Particles can also be classified according to composition. Composite particles refer to particles that have composition – that is particles which are made of other particles.[16] For example, a carbon-14 atom is made of six protons, eight neutrons, and eight electrons. By contrast, elementary particles (also called fundamental particles) refer to particles that are not made of other particles.[17] According to our current understanding of the world, only a very small number of these exist, such as the leptons, quarks or gluons. However it is possible that some of these might turn up to be composite particles after all, and merely appear to be elementary for the moment.[18] While composite particles can very often be considered point-like, elementary particles are truly punctual.[19]
In computational physics, N-body simulations (also called N-particle simulations) are simulations of dynamical systems of particles under the influence of certain conditions, such as being subject to gravity.[21] These simulations are very common in cosmology and computational fluid dynamics.
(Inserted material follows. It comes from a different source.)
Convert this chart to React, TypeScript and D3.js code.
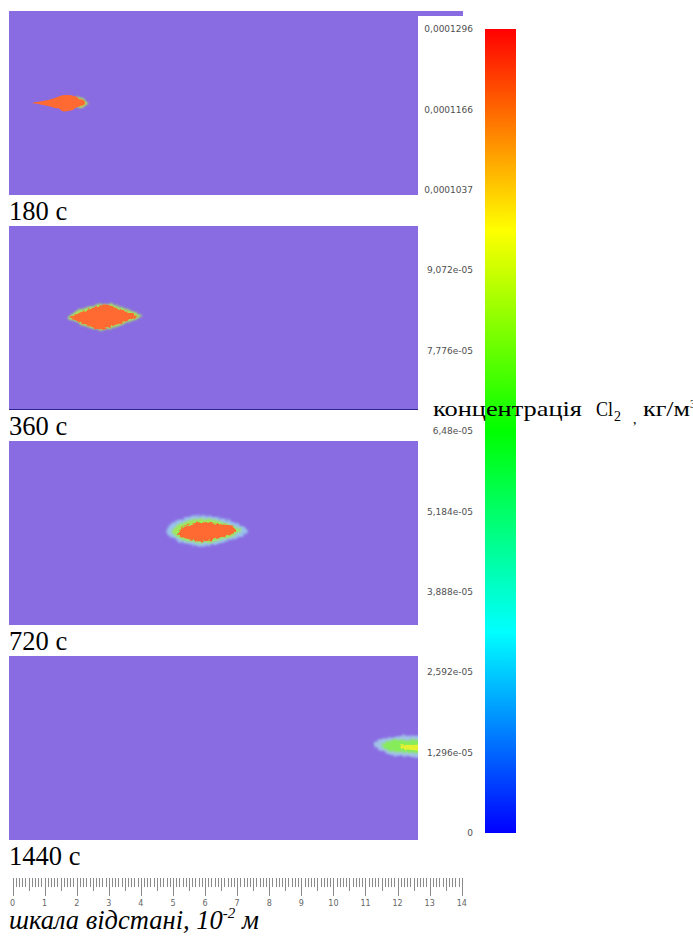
import React from "react";
import * as d3 from "d3";

const W = 693;
const H = 938;

// ---------- data ----------
const timeLabels = ["180 с", "360 с", "720 с", "1440 с"];

// plume contours, [x (cm on distance scale), y (cm from panel top)]
const fringe180: [number, number][] = [
  [1.98, 2.68], [2.10, 2.71], [2.23, 2.74], [2.32, 2.84], [2.32, 2.93], [2.23, 2.99], [2.10, 3.02], [1.98, 2.99],
];
const core180: [number, number][] = [
  [0.61, 2.87], [0.86, 2.82], [1.11, 2.77], [1.32, 2.71], [1.48, 2.65], [1.60, 2.62], [1.79, 2.62], [1.92, 2.65],
  [2.01, 2.68], [2.07, 2.74], [2.17, 2.76], [2.23, 2.80], [2.26, 2.87], [2.23, 2.93], [2.13, 2.96], [2.04, 2.99],
  [1.95, 3.02], [1.89, 3.08], [1.73, 3.12], [1.54, 3.12], [1.48, 3.05], [1.32, 3.02], [1.11, 2.96], [0.86, 2.91],
];
const fringe360: [number, number][] = [
  [1.70, 2.87], [1.81, 2.77], [1.92, 2.71], [1.98, 2.65], [2.10, 2.62], [2.23, 2.56], [2.35, 2.52], [2.51, 2.49],
  [2.66, 2.43], [2.85, 2.41], [3.04, 2.44], [3.23, 2.47], [3.38, 2.53], [3.57, 2.60], [3.76, 2.68], [3.91, 2.74],
  [4.04, 2.80], [3.91, 2.89], [3.72, 2.97], [3.54, 3.03], [3.35, 3.10], [3.13, 3.16], [2.94, 3.22], [2.79, 3.26],
  [2.60, 3.23], [2.42, 3.17], [2.23, 3.11], [2.07, 3.04], [1.92, 2.96], [1.81, 2.93],
];
const core360: [number, number][] = [
  [1.82, 2.84], [2.02, 2.74], [2.16, 2.67], [2.29, 2.64], [2.42, 2.58], [2.57, 2.51], [2.73, 2.48], [2.88, 2.45],
  [3.04, 2.48], [3.19, 2.55], [3.35, 2.61], [3.54, 2.67], [3.70, 2.73], [3.88, 2.82], [3.70, 2.91], [3.54, 2.97],
  [3.35, 3.03], [3.16, 3.10], [2.98, 3.16], [2.82, 3.24], [2.66, 3.22], [2.51, 3.16], [2.35, 3.10], [2.20, 3.03],
  [2.04, 2.97], [1.90, 2.91],
];
const outer720: [number, number][] = [
  [4.78, 2.77], [4.91, 2.62], [5.10, 2.49], [5.34, 2.40], [5.59, 2.34], [5.84, 2.31], [6.15, 2.34], [6.47, 2.40],
  [6.78, 2.49], [7.03, 2.59], [7.21, 2.68], [7.34, 2.80], [7.21, 2.93], [6.96, 3.02], [6.65, 3.12], [6.34, 3.21],
  [6.03, 3.27], [5.72, 3.27], [5.41, 3.21], [5.16, 3.12], [4.94, 2.99], [4.81, 2.90],
];
const mid720: [number, number][] = [
  [4.97, 2.80], [5.10, 2.65], [5.28, 2.56], [5.53, 2.46], [5.78, 2.43], [6.09, 2.43], [6.40, 2.49], [6.72, 2.59],
  [6.96, 2.68], [7.12, 2.77], [7.00, 2.90], [6.78, 2.99], [6.47, 3.09], [6.15, 3.15], [5.84, 3.18], [5.53, 3.12],
  [5.28, 3.05], [5.10, 2.96],
];
const core720: [number, number][] = [
  [5.15, 2.87], [5.28, 2.70], [5.53, 2.60], [5.78, 2.54], [6.03, 2.54], [6.28, 2.57], [6.53, 2.60], [6.80, 2.63],
  [6.96, 2.74], [6.86, 2.88], [6.65, 2.97], [6.40, 3.04], [6.15, 3.10], [5.91, 3.13], [5.66, 3.10], [5.41, 3.04],
  [5.22, 2.97],
];
const outer1440: [number, number][] = [
  [11.30, 2.71], [11.45, 2.62], [11.64, 2.56], [11.86, 2.52], [12.08, 2.49], [12.39, 2.49], [12.70, 2.52],
  [12.70, 3.12], [12.39, 3.12], [12.08, 3.12], [11.86, 3.09], [11.64, 3.02], [11.45, 2.93], [11.33, 2.84],
];
const mid1440: [number, number][] = [
  [11.51, 2.74], [11.70, 2.65], [11.92, 2.62], [12.17, 2.62], [12.45, 2.62], [12.70, 2.65], [12.70, 2.99],
  [12.39, 3.02], [12.08, 2.99], [11.83, 2.96], [11.61, 2.90],
];
const core1440: [number, number][] = [
  [12.08, 2.80], [12.29, 2.77], [12.51, 2.77], [12.70, 2.77], [12.70, 2.93], [12.45, 2.93], [12.20, 2.90],
];

// colour bar
const cbMax = 0.0001296;
const cbTicks = [0.0001296, 0.0001166, 0.0001037, 9.072e-05, 7.776e-05, 6.48e-05, 5.184e-05, 3.888e-05, 2.592e-05, 1.296e-05, 0];
const cbTickLabels = ["0,0001296", "0,0001166", "0,0001037", "9,072e-05", "7,776e-05", "6,48e-05", "5,184e-05", "3,888e-05", "2,592e-05", "1,296e-05", "0"];
const cbColors = ["#0000ff", "#00ffff", "#00ff00", "#ffff00", "#ff0000"];
const cbStops = [0, 0.25, 0.5, 0.75, 1];

// distance scale (cm)
const rulerMax = 14;
const rulerLabels = d3.range(0, 15);

// ---------- layout ----------
const PANEL_X0 = 9;
const PANEL_X1 = 418;
const PANEL_TOP0 = 11;
const PANEL_STEP = 215;
const PANEL_H = 184;
const PX_PER_CM = 32.09;
const PANEL_BG = "#896ce2";
const SERIF = "Liberation Serif, Times New Roman, DejaVu Serif, serif";

const xScale = d3.scaleLinear().domain([0, rulerMax]).range([12.5, 12.5 + rulerMax * PX_PER_CM]);
const yScale = d3.scaleLinear().domain([0, PANEL_H / PX_PER_CM]).range([0, PANEL_H]);
const cbScale = d3.scaleLinear().domain([0, cbMax]).range([833, 29]);

const line = d3
  .line<[number, number]>()
  .x((d) => xScale(d[0]))
  .y((d) => yScale(d[1]))
  .curve(d3.curveCatmullRomClosed.alpha(0.5));

type Layer = { pts: [number, number][]; fill: string; opacity: number; blur: string };
const panelLayers: Layer[][] = [
  [
    { pts: fringe180, fill: "#b4e84a", opacity: 1, blur: "rough" },
    { pts: core180, fill: "#fe6a30", opacity: 1, blur: "soft" },
  ],
  [
    { pts: fringe360, fill: "#a8e45c", opacity: 1, blur: "rough" },
    { pts: core360, fill: "#fe6a30", opacity: 1, blur: "rough2" },
  ],
  [
    { pts: outer720, fill: "#9cd2ec", opacity: 0.85, blur: "rough" },
    { pts: mid720, fill: "#9ee85a", opacity: 1, blur: "rough" },
    { pts: core720, fill: "#fe6a30", opacity: 1, blur: "rough2" },
  ],
  [
    { pts: outer1440, fill: "#a6d8ea", opacity: 0.8, blur: "rough" },
    { pts: mid1440, fill: "#86ec5a", opacity: 1, blur: "rough" },
    { pts: core1440, fill: "#e4f230", opacity: 1, blur: "rough2" },
  ],
];

export default function App() {
  const mmTicks = d3.range(0, rulerMax * 10 + 1);
  return (
    <svg
      width={W}
      height={H}
      style={{ position: "absolute", left: 0, top: 0, background: "#fff" }}
      xmlns="http://www.w3.org/2000/svg"
    >
      <defs>
        <linearGradient id="cbGrad" x1="0" y1="1" x2="0" y2="0">
          {cbStops.map((s, i) => (
            <stop key={i} offset={`${s * 100}%`} stopColor={cbColors[i]} />
          ))}
        </linearGradient>
        <filter id="rough" x="-30%" y="-60%" width="160%" height="220%">
          <feTurbulence type="fractalNoise" baseFrequency="0.35" numOctaves="2" seed="4" result="n" />
          <feDisplacementMap in="SourceGraphic" in2="n" scale="5" xChannelSelector="R" yChannelSelector="G" result="d" />
          <feGaussianBlur in="d" stdDeviation="0.8" />
        </filter>
        <filter id="rough2" x="-30%" y="-60%" width="160%" height="220%">
          <feTurbulence type="fractalNoise" baseFrequency="0.3" numOctaves="2" seed="9" result="n" />
          <feDisplacementMap in="SourceGraphic" in2="n" scale="4" xChannelSelector="R" yChannelSelector="G" result="d" />
          <feGaussianBlur in="d" stdDeviation="0.4" />
        </filter>
        <filter id="soft" x="-30%" y="-60%" width="160%" height="220%">
          <feGaussianBlur stdDeviation="0.4" />
        </filter>
        {timeLabels.map((_, i) => (
          <clipPath id={`clip${i}`} key={i}>
            <rect x={PANEL_X0} y={0} width={PANEL_X1 - PANEL_X0} height={PANEL_H} />
          </clipPath>
        ))}
      </defs>

      {/* thin strip above first panel */}
      <rect x={PANEL_X1} y={PANEL_TOP0} width={45} height={5} fill={PANEL_BG} />

      {timeLabels.map((lab, i) => {
        const top = PANEL_TOP0 + i * PANEL_STEP;
        return (
          <g key={lab} transform={`translate(0,${top})`}>
            <rect x={PANEL_X0} y={0} width={PANEL_X1 - PANEL_X0} height={PANEL_H} fill={PANEL_BG} />
            <g clipPath={`url(#clip${i})`}>
              {panelLayers[i].map((l, j) => (
                <path key={j} d={line(l.pts) || ""} fill={l.fill} fillOpacity={l.opacity} filter={`url(#${l.blur})`} />
              ))}
            </g>
            {i === 1 && (
              <line x1={PANEL_X0} x2={PANEL_X1} y1={PANEL_H - 0.5} y2={PANEL_H - 0.5} stroke="#2b2890" strokeWidth={1} />
            )}
            <text x={PANEL_X0} y={PANEL_H + 25} fontFamily={SERIF} fontSize={26.5} fill="#000">
              {lab}
            </text>
          </g>
        );
      })}

      {/* colour bar */}
      <rect x={485} y={cbScale(cbMax)} width={31} height={cbScale(0) - cbScale(cbMax)} fill="url(#cbGrad)" />
      {cbTicks.map((t, i) => (
        <text
          key={i}
          x={473}
          y={cbScale(t)}
          dy="0.35em"
          textAnchor="end"
          fontFamily="DejaVu Sans, sans-serif"
          fontSize={9}
          fill="#505050"
        >
          {cbTickLabels[i]}
        </text>
      ))}

      {/* concentration label */}
      <g fontFamily={SERIF} fill="#000">
        <text x={433} y={416} fontSize={21} textLength={149} lengthAdjust="spacingAndGlyphs">
          концентрація
        </text>
        <text x={596} y={416} fontSize={21} textLength={17} lengthAdjust="spacingAndGlyphs">Cl</text>
        <text x={614} y={421} fontSize={14}>2</text>
        <text x={633} y={424} fontSize={14}>,</text>
        <text x={643} y={416} fontSize={21} textLength={47} lengthAdjust="spacingAndGlyphs">кг/м</text>
        <text x={690} y={408} fontSize={12}>3</text>
      </g>

      {/* distance ruler */}
      <g>
        {mmTicks.map((m) => {
          const len = m % 10 === 0 ? 18 : m % 5 === 0 ? 13 : 9;
          const x = Math.round(xScale(m / 10)) + 0.5;
          return <line key={m} x1={x} x2={x} y1={878} y2={878 + len} stroke="#8a8a8a" strokeWidth={1} />;
        })}
        {rulerLabels.map((c) => (
          <text
            key={c}
            x={xScale(c)}
            y={906}
            textAnchor="middle"
            fontFamily="DejaVu Sans, sans-serif"
            fontSize={8}
            fill="#666"
          >
            {c}
          </text>
        ))}
      </g>
      <text x={9} y={929} fontFamily={SERIF} fontStyle="italic" fontSize={26.5} fill="#000">
        шкала відстані, 10
        <tspan fontSize={15} dy={-11}>-2</tspan>
        <tspan dy={11}> м</tspan>
      </text>
    </svg>
  );
}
N refer to the number of particles considered. As simulations with higher N are more computationally intensive, systems with large numbers of actual particles will often be approximated to a smaller number of particles, and simulation algorithms need to be optimized through various methods.[21]
Colloidal particles are the components of a colloid. A colloid is a substance microscopically dispersed evenly throughout another substance.[22] Such colloidal system can be solid, liquid, or gaseous; as well as continuous or dispersed. The dispersed-phase particles have a diameter of between approximately 5 and 200 nanometers.[23] Soluble particles smaller than this will form a solution as opposed to a colloid. Colloidal systems (also called colloidal solutions or colloidal suspensions) are the subject of interface and colloid science.